Old Dog New Tricks: Exhibit E, Mountain Biking

I've tried it a couple times before, so mountain biking isn't technically a new trick for me.  But the last time I gave it a try was years ago, and at no time had I really given it a fair chance.  I'm all about "old dog, new trick" mode right now, though, so it seemed to be the right time give mountain biking another go.  I borrowed a sweet bike and Barry and I headed out to Forest Service Road 44 to ride a few of his tried and true trails... trails that he and I have done some maintenance on in the recent past and that would be both mellow enough to keep me from being scared or frustrated, but challenging enough to keep things interesting for me.  Being on the right bike, getting great tips from Barry, trusting that the bike and I could handle most of what would come my way, and - most importantly - approaching the ride with an excited attitude, made for a very different experience than what I'd had when I'd ridden mountain bikes in the past.  In fact, it made for an awesome time.  I hooted as I rode over terrain that I was a little unsure of, I laughed out loud due to the combination of giddy nervousness and child-like thrill that resulted from flying over rocks and roots, and was proud of myself for doing something well that I'd always thought I wouldn't be good at.

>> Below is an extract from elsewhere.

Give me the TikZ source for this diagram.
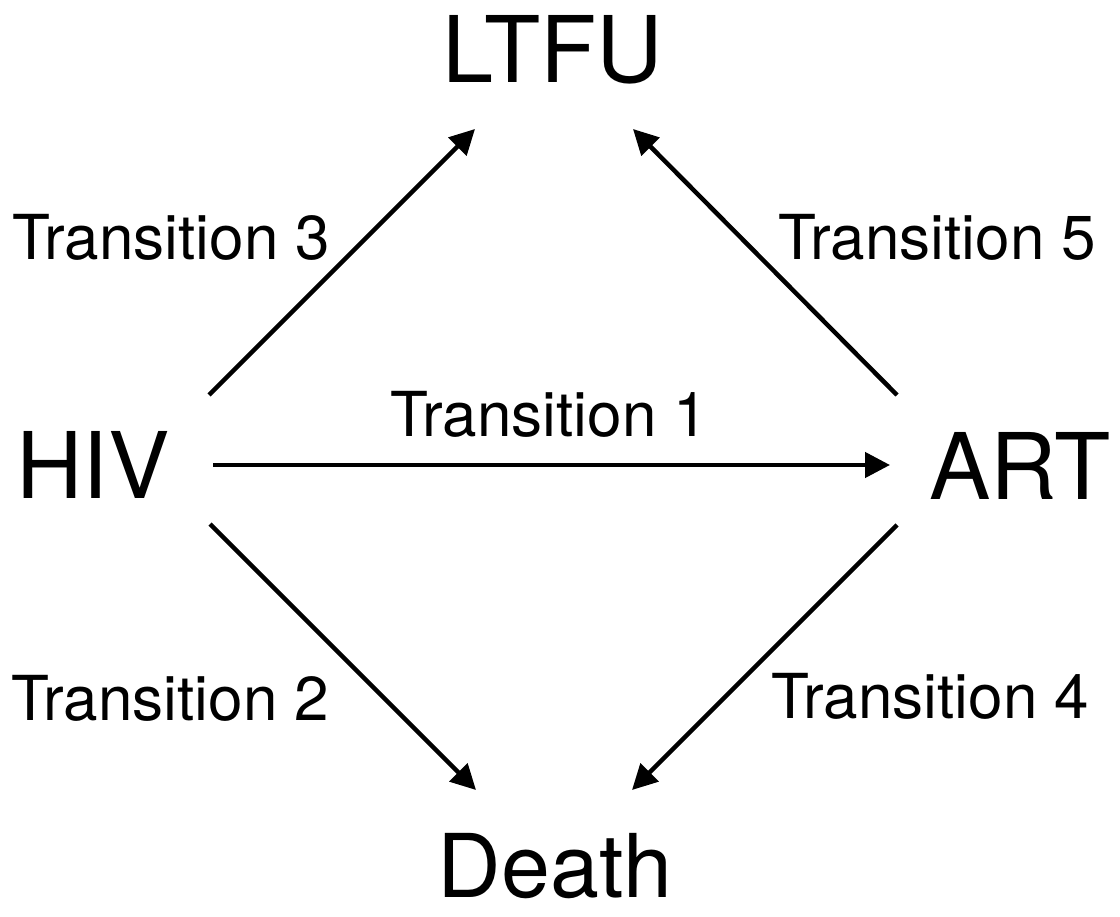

We camped on the Hood River after a day of riding and headed out for more biking the next day, hitting one of the trails I'd loved on day one for another go-around and checking out a new trail to practice some of what I'd learned the day before.  At one point, Barry - being really thoughtful, as he'd been all weekend - asked if I'd had enough riding and suggested that maybe we should go back to our campsite and relax a bit.  I weighed my options for a minute and decided that another descent on a trail that I'd particularly liked was in order.  We hopped back on the bikes and during the descent I realized: whenever given the option, choose to ride some more.  The river was there to welcome us when we'd gotten sweaty and dirty enough to call it quits for the day.

We had a longer drive home than usual as our regular route home is closed due to the devastating and infuriating forest fire that's burning in the Columbia River Gorge.  The scenery was tough to digest, with plumes of smoke rising from such a beautiful landscape.  But I must admit, nothing was going to dampen the contentment that a weekend of mountain bike riding, thanks in so many ways to Barry, had given me.